This morning a few people on twitter posted this NY Times Opt-Ed article by Nicholas D. Kristof, titled “The Value of Teachers”. Articles like this help me remember why I wanted to be a teacher and how I still would like to teach. I enjoy these discussions about the “value” of teachers. We all know a great teacher is one of the most empowering and influential people in our lives outside of our family and friends. But the statistics of a valuable teacher even surprise me.
” A landmark new research paper underscores that the difference between a strong teacher and a weak teacher lasts a lifetime. Having a good fourth-grade teacher makes a student 1.25 percent more likely to go to college, the research suggests, and 1.25 percent less likely to get pregnant as a teenager. Each of the students will go on as an adult to earn, on average, $25,000 more over a lifetime — or about $700,000 in gains for an average size class — all attributable to that ace teacher back in the fourth grade.”
I watched Waiting for Superman recently and the movie talked about the same idea. A good teacher is so valuable and a bad teacher is so detrimental to our students, yet our Teachers Unions provide practically no way at all to differentiate between “bad” and “good” teachers. Both get paid the same amount of money and receive the same benefits. That doesn’t seem fair and it doesn’t make sense. Michelle Rhee, the previous Chancellor of DC public schools, wanted to give good teachers the opportunity to earn up to 6-figures per year with a merit-based pay system. This plan was immediately shot-down by Teachers Unions.
In theory we all like the idea that “good” teachers be rewarded with higher pay and “bad” teachers really should quit the profession. And although we can all rattle off names of a few nightmarish/amazing teachers we’ve had in our lives, in practice it is much harder than it sounds to weed out the bad from the good.
There are over 400 comments on Kristof’s Opt-Ed piece, all of them bringing up some excellent points on the issue. But today I just wanted to share a few ideas that I’ve thought about after reading this piece.
1. I don’t like the idea of merit-based pay because like I said earlier, it is too difficult to measure the quality of a teacher. Certainly we don’t want test scores determining whether or not a teacher is deemed as “good”, but really what else could we go off of? How many students like the teacher? How decorated the classroom is? How many parents call and complain? It could maybe be an elaborate evaluation process, but eventually school politics would get in the way and good decisions would not always be made.
2. Instead of focusing on separating the “good” from the “bad” teachers, our systems should and can work on making most teachers “good”. And in my opinion, the best way to get good teachers is to make all teachers feel valued. A higher salary is not the only way to feel valued.

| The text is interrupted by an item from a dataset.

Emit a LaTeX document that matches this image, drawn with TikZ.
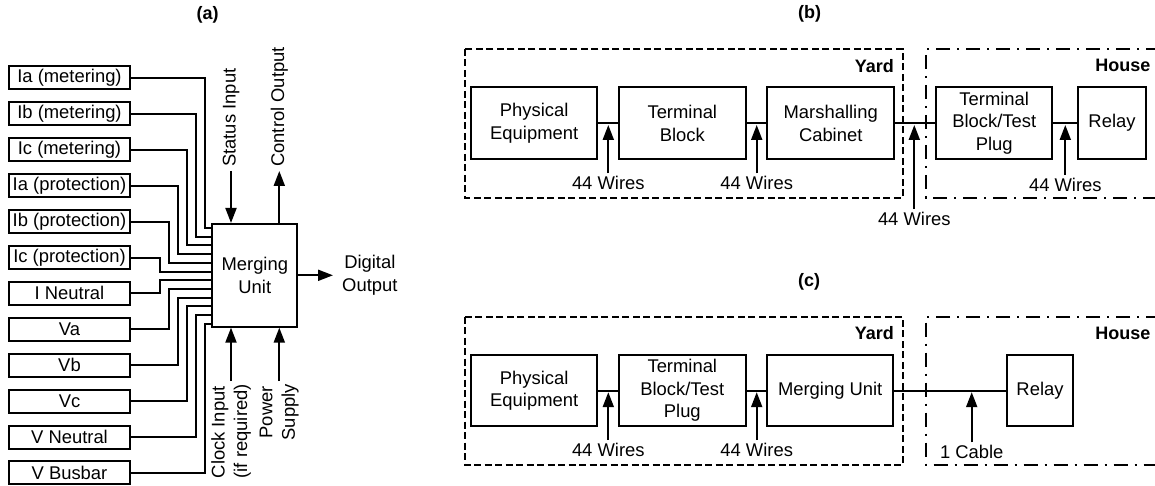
\documentclass[tikz,border=0pt]{standalone}
\usepackage{fontspec}
\setmainfont{Liberation Sans}
\usetikzlibrary{arrows.meta}
\begin{document}
\begin{tikzpicture}[x=1pt,y=-1pt,
  every node/.style={font=\fontsize{18.4}{22.5}\selectfont, inner sep=0pt},
  ttl/.style={font=\bfseries\fontsize{18}{22.5}\selectfont},
  inbox/.style={draw, line width=2pt, minimum width=121pt, minimum height=23pt},
  blk/.style={draw, line width=2pt, minimum height=71.5pt, align=center},
  wire/.style={line width=2pt},
  arr/.style={line width=2pt, -{Triangle[length=15pt,width=11pt]}},
  wl/.style={inner sep=3pt},
  yardbox/.style={line width=1.8pt, dash pattern=on 7pt off 3.5pt},
  housebox/.style={line width=1.8pt, dash pattern=on 14pt off 7pt on 2pt off 7pt}]
\useasboundingbox (0,0) rectangle (1155,486);

% ---------------- (a) ----------------
\node[ttl] (ta) at (207.7,15) {(a)};
\node[draw, line width=2pt, minimum width=85pt, minimum height=102.7pt, align=center] (mu) at (254.8,275.3) {Merging\\Unit};
\foreach \t [count=\i from 0] in {Ia (metering),Ib (metering),Ic (metering),Ia (protection),Ib (protection),Ic (protection),I Neutral,Va,Vb,Vc,V Neutral,V Busbar}{
  \pgfmathsetmacro\yb{78+35.9*\i}
  \node[inbox] (in\i) at (69.5,\yb) {\t};
}
\foreach \i in {0,...,11}{
  \pgfmathsetmacro\ye{228+8.7*\i}
  \pgfmathsetmacro\xv{\i<6 ? 204.7-9*\i : 159.7+9*(\i-6)}
  \draw[wire] (in\i.east) -| (\xv,\ye) -- (mu.west |- 0,\ye);
}
\node[rotate=90, anchor=west, inner sep=4pt] (stin) at (231,171) {Status Input};
\draw[arr] (stin.west) -- (stin.west |- mu.north);
\node[rotate=90, anchor=west, inner sep=4pt] (ctl) at (279.3,171) {Control Output};
\draw[arr] (ctl.west |- mu.north) -- (ctl.west);
\node[rotate=90, anchor=east, inner sep=3pt, align=left] (clk) at (231,381) {Clock Input\\(if required)};
\draw[arr] (clk.east) -- (clk.east |- mu.south);
\node[rotate=90, anchor=east, inner sep=3pt, align=center] (pwr) at (279.3,381) {Power\\Supply};
\draw[arr] (pwr.east) -- (pwr.east |- mu.south);
\node[align=center, anchor=west, inner xsep=9pt] (dout) at (333,275.3) {Digital\\Output};
\draw[arr] (mu.east) -- (dout.west);

% ---------------- (b) ----------------
\node[ttl] (tb) at (809.5,14) {(b)};
\draw[yardbox] (465,49) rectangle (902.7,197.7);
\draw[housebox] (1160,49) -- (926,49) -- (926,197.7) -- (1160,197.7);
\node[ttl, anchor=east] (yb) at (894,65.7) {Yard};
\node[ttl, anchor=east] (hb) at (1150.5,65.7) {House};
\node[blk, minimum width=126.3pt] (peb) at (534.2,123.2) {Physical\\Equipment};
\node[blk, minimum width=126.7pt] (tbb) at (682.3,123.2) {Terminal\\Block};
\node[blk, minimum width=126.7pt] (mcb) at (830.7,123.2) {Marshalling\\Cabinet};
\node[blk, minimum width=116.3pt] (tpb) at (994.2,123.2) {Terminal\\Block/Test\\Plug};
\node[blk, minimum width=67.4pt] (rlb) at (1112,123.2) {Relay};
\draw[wire] (peb) -- (tbb);
\draw[wire] (tbb) -- (mcb);
\draw[wire] (mcb) -- (tpb);
\draw[wire] (tpb) -- (rlb);
\node[wl] (wb1) at (608.3,183.3) {44 Wires};
\node[wl] (wb2) at (756.7,183.3) {44 Wires};
\node[wl] (wb3) at (914.3,219) {44 Wires};
\node[wl] (wb4) at (1065.3,185) {44 Wires};
\coordinate (ab1) at (608.3,125);
\coordinate (ab2) at (756.7,125);
\coordinate (ab3) at (914.3,125);
\coordinate (ab4) at (1065.3,125);
\draw[arr] (wb1.north) -- (ab1);
\draw[arr] (wb2.north) -- (ab2);
\draw[arr] (wb3.north) -- (ab3);
\draw[arr] (wb4.north) -- (ab4);

% ---------------- (c) ----------------
\node[ttl] (tc) at (809,282) {(c)};
\draw[yardbox] (465,316.7) rectangle (902.7,465);
\draw[housebox] (1160,316.7) -- (926,316.7) -- (926,465) -- (1160,465);
\node[ttl, anchor=east] (yc) at (894,333.3) {Yard};
\node[ttl, anchor=east] (hc) at (1150.5,333.3) {House};
\node[blk, minimum width=126.3pt] (pec) at (534.2,390.5) {Physical\\Equipment};
\node[blk, minimum width=126.7pt] (tbc) at (682.3,390.5) {Terminal\\Block/Test\\Plug};
\node[blk, minimum width=126.3pt] (muc) at (830.2,390.5) {Merging Unit};
\node[blk, minimum width=66.7pt] (rlc) at (1040,390.5) {Relay};
\draw[wire] (pec) -- (tbc);
\draw[wire] (tbc) -- (muc);
\draw[wire] (muc) -- (rlc);
\node[wl] (wc1) at (608.3,450) {44 Wires};
\node[wl] (wc2) at (756.7,450) {44 Wires};
\node[wl] (wc3) at (971.7,452.3) {1 Cable};
\coordinate (ac1) at (608.3,392.2);
\coordinate (ac2) at (756.7,392.2);
\coordinate (ac3) at (971.7,392.2);
\draw[arr] (wc1.north) -- (ac1);
\draw[arr] (wc2.north) -- (ac2);
\draw[arr] (wc3.north) -- (ac3);
\end{tikzpicture}
\end{document}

Ways to make a teacher feel valued:
- Allow them to attend a professional develop event of their choice each year.
- Give them smaller class sizes (no more than 25 students) so they are not overloaded.
- Give them the proper supplies and equipment they need to teach.

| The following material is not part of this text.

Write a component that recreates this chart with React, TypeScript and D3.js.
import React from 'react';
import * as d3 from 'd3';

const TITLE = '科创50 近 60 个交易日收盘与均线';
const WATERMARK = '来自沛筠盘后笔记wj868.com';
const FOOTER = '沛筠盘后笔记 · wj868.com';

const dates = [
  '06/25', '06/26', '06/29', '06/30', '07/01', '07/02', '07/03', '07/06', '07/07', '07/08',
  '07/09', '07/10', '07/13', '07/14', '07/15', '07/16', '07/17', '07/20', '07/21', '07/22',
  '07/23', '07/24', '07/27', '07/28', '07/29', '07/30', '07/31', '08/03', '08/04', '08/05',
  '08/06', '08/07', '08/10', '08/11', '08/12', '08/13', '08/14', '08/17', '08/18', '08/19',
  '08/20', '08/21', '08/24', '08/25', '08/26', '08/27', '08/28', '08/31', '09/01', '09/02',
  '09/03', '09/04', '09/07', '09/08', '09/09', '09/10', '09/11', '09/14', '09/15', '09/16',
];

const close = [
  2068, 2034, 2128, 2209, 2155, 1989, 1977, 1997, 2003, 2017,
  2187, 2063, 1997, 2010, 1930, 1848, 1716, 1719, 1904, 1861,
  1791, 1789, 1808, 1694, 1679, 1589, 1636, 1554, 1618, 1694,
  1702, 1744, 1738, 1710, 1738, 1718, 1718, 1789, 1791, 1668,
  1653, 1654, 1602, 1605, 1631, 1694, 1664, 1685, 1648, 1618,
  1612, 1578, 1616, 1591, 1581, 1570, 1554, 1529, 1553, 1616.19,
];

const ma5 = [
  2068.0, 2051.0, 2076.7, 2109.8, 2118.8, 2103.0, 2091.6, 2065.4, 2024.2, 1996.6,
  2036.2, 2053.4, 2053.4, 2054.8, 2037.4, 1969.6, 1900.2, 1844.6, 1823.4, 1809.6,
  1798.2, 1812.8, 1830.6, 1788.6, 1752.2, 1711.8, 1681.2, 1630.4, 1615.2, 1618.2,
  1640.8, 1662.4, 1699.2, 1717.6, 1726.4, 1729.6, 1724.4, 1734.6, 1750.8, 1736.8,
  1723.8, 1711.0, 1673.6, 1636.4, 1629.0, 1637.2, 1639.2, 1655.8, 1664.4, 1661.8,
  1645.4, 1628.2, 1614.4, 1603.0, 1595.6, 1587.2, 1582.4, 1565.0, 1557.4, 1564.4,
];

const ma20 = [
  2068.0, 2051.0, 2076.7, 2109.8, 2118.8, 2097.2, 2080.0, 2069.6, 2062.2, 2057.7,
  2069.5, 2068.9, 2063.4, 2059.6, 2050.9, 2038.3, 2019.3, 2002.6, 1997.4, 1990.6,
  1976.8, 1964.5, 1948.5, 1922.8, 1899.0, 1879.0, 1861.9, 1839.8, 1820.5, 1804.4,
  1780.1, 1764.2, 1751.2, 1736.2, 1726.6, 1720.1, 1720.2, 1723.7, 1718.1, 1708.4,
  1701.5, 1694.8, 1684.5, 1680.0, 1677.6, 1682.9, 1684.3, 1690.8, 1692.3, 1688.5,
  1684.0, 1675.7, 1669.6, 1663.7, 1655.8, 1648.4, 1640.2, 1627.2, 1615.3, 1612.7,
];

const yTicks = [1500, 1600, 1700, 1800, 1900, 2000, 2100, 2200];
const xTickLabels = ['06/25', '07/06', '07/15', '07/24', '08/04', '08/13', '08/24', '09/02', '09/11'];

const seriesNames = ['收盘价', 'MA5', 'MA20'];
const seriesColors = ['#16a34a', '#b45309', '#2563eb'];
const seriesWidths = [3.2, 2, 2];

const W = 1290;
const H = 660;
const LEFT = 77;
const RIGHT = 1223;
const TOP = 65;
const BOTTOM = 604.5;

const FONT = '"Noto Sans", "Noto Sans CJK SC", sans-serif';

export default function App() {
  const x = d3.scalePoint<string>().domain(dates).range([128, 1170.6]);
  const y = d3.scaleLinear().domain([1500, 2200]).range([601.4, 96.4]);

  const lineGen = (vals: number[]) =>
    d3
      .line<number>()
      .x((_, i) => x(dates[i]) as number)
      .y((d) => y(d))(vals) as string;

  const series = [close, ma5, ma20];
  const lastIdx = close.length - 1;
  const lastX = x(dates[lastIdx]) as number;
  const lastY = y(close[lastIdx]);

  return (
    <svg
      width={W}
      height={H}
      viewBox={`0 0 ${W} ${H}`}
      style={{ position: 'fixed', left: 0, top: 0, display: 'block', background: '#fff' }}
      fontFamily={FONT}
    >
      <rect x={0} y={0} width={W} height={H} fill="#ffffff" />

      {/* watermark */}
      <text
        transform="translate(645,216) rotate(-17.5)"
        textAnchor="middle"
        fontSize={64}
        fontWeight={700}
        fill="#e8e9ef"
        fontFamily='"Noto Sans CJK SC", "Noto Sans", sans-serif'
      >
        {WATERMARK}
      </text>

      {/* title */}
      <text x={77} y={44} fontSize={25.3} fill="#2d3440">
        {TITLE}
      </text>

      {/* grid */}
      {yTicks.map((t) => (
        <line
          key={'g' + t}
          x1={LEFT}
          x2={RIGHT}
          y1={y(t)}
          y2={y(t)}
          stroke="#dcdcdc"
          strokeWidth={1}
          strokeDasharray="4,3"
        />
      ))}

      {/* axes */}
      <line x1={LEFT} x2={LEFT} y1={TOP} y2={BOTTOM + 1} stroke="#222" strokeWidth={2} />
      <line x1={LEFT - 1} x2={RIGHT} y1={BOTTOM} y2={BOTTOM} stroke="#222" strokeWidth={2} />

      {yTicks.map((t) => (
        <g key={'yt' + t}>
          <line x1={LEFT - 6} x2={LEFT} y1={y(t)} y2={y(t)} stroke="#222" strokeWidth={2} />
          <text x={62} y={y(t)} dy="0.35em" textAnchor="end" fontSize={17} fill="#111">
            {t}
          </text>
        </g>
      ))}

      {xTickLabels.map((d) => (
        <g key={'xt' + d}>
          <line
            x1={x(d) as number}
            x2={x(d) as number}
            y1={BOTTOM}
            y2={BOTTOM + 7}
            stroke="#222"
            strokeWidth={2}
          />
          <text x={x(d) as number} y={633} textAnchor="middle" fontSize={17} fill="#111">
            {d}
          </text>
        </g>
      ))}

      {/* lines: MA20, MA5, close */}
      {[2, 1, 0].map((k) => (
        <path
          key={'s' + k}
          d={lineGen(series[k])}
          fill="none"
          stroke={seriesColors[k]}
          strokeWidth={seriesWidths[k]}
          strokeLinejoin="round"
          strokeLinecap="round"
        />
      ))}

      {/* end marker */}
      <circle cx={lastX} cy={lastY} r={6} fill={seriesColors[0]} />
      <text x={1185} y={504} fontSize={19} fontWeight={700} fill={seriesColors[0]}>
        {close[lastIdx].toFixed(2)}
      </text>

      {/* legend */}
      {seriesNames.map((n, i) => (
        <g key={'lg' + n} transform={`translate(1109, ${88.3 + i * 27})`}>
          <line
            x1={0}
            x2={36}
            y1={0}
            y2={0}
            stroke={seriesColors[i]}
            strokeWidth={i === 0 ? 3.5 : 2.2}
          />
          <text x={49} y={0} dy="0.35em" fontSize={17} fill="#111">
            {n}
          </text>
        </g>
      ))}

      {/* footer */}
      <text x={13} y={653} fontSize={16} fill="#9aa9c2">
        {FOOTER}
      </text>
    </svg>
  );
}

- Allow teachers to pursue their more exciting ideas; fund class field trips, bring in exciting public speakers.
- Provide Administrative support for the teacher when students are in trouble or parents come in ready to attack.
- Allow time for teachers to collaborate and discuss lessons and teaching with co-workers in a positive setting. (This is not the same as complaining in the Teachers Lounge at lunch.)
We always talk about how students are uninspired in our current school system; It is because our teachers are facing the same problem! They are overloaded, disrespected, under supplied, putting up with tedious, irrelevant B.S. everyday. Schools are worrying about complaining parents and standardized test scores for state funding. They are not interested in creating an innovative and engaging environment to inspire learning. When schools do focus on that I believe we will see that many of our “bad” teachers actually have a “good” teacher in them somewhere just waiting to come out and inspire our students.